Летом 1240 года новгородцы оказали сопротивление шведам, которые под командованием Биргера Магнуссона вошли на кораблях в Неву и приступили завоеванию Ижорской земли. Мы не задаемся целью выявить масштаб и значение Невской битвы, завершившейся победой новгородского войска во главе с князем Александром Ярославичем, но заметим, что ее сакральное восприятие появилось позже — при создании «Жития» Александра Невского; для современников же она была всего лишь военно-политической акцией, вызванная желанием конфликтующих сторон утвердиться на берегах Невы[562]
.В том же 1240 году ливонские немцы предприняли поход на псковские земли, расположенные к югу от Чудского озера. Был захвачен Изборск, а войско псковичей, шедшее ему на подмогу, разбито. Вскоре после этого немцы вошли в Псков, который был передан под управление двух орденских фогтов и сотрудничавшего с ними посадника Твердилы Иванковича. Зимой 1240/1241 года немцы вторглись в Ижорскую землю и построили там крепость в Копорье. Однако их успех длился недолго, поскольку уже в 1241 году победы новгородцев вынудили их покинуть Ижорский край и отказаться от Пскова. 5 апреля 1242 года ливонское войско потерпело поражение на льду Чудского озера, после чего ливонские государи подписали с Новгородом мирный договор, вернув ему все земли, захваченные в 1240–1241 годах[563]

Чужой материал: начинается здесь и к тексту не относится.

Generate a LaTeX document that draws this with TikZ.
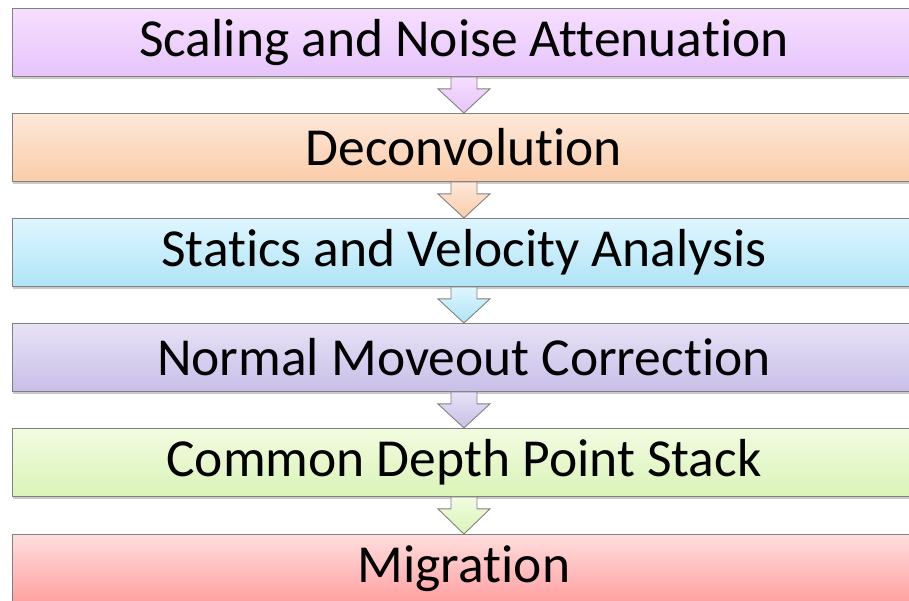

.Почти одновременное вторжение шведов и немцев в пределы Северо-Западной Руси натолкнуло историков на мысль о скоординированности их действий. Еще в 1929 году финский историк А. Доннер выдвинул предположение, что идея одновременного выступления против русских земель возникла в папском окружении и была осуществлена при посредничестве легата Вильгельма Моденского[564]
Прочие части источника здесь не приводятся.